DATASET EXTRACT:
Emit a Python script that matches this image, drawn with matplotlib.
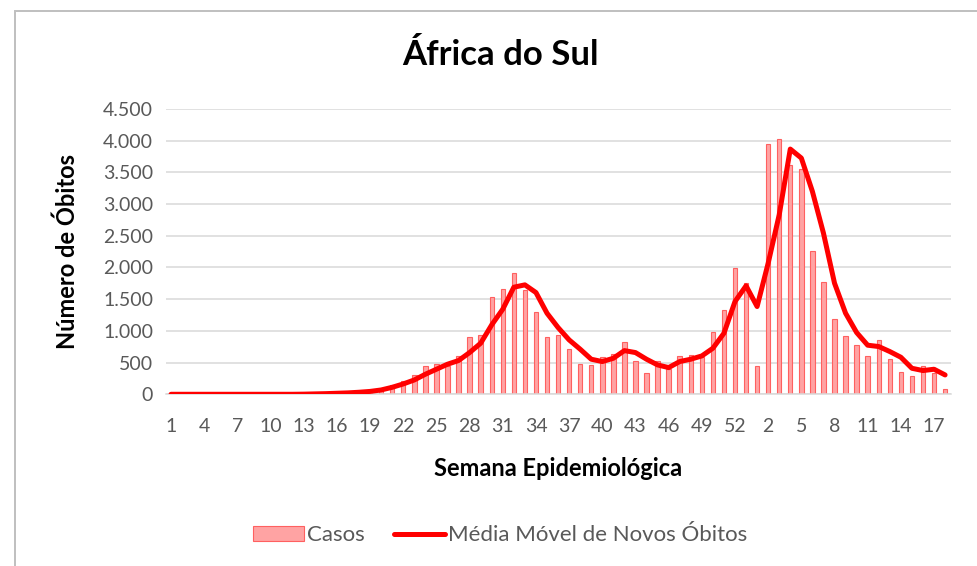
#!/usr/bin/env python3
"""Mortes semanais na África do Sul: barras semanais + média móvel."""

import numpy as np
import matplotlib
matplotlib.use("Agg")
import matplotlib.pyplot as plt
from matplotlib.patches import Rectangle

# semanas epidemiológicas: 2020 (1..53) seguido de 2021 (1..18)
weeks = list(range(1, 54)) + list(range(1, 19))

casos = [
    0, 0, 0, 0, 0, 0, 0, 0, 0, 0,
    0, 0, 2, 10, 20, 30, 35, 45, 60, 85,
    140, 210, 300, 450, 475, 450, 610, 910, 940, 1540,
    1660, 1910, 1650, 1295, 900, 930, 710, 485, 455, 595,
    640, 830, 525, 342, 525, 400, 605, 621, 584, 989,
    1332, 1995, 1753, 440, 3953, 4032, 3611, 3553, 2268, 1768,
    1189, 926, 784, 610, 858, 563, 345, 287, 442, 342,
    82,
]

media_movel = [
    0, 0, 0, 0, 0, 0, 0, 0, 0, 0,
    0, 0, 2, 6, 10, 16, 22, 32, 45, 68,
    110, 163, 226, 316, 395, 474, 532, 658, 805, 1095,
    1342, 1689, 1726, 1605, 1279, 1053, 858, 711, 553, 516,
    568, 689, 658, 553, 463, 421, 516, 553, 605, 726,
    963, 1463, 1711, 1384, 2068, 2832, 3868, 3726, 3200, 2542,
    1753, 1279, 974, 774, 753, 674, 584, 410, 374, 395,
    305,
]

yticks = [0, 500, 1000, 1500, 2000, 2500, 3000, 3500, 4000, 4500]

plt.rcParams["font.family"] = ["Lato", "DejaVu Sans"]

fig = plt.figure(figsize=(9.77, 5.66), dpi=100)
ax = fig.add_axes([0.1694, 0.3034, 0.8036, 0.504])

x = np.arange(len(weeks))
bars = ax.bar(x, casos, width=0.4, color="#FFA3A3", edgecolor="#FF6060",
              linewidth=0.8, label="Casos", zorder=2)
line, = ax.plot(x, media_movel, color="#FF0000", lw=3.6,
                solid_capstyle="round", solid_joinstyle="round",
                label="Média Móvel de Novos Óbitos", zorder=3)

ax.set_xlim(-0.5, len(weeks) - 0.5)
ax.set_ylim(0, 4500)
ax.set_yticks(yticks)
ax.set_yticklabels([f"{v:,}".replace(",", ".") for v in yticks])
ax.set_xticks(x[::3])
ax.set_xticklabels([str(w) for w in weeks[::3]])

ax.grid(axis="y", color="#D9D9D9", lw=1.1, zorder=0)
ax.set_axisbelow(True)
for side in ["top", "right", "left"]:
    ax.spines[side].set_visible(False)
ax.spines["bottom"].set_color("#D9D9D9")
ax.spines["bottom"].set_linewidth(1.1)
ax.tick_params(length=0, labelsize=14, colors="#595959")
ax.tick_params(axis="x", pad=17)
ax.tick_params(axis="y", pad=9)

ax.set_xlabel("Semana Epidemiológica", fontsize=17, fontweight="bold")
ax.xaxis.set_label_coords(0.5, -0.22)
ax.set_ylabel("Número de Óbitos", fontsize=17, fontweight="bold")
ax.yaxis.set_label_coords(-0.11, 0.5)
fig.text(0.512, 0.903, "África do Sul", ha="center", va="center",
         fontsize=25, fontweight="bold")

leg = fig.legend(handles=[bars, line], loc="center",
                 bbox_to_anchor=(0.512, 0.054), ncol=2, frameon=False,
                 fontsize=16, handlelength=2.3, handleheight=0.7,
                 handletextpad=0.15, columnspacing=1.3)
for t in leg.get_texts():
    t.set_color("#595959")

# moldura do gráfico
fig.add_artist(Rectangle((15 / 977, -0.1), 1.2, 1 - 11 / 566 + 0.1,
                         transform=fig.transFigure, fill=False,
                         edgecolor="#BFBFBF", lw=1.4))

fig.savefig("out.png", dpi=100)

WHAT YOU HAVE TO DO: Output exactly the span of lines from the top of the listing through the line holding "weeks = list(range(1, 54))", and leave every picture out.

EXERCISE SOLUTION:
Emit a Python script that matches this image, drawn with matplotlib.
#!/usr/bin/env python3
"""Mortes semanais na África do Sul: barras semanais + média móvel."""

import numpy as np
import matplotlib
matplotlib.use("Agg")
import matplotlib.pyplot as plt
from matplotlib.patches import Rectangle

# semanas epidemiológicas: 2020 (1..53) seguido de 2021 (1..18)
weeks = list(range(1, 54)) + list(range(1, 19))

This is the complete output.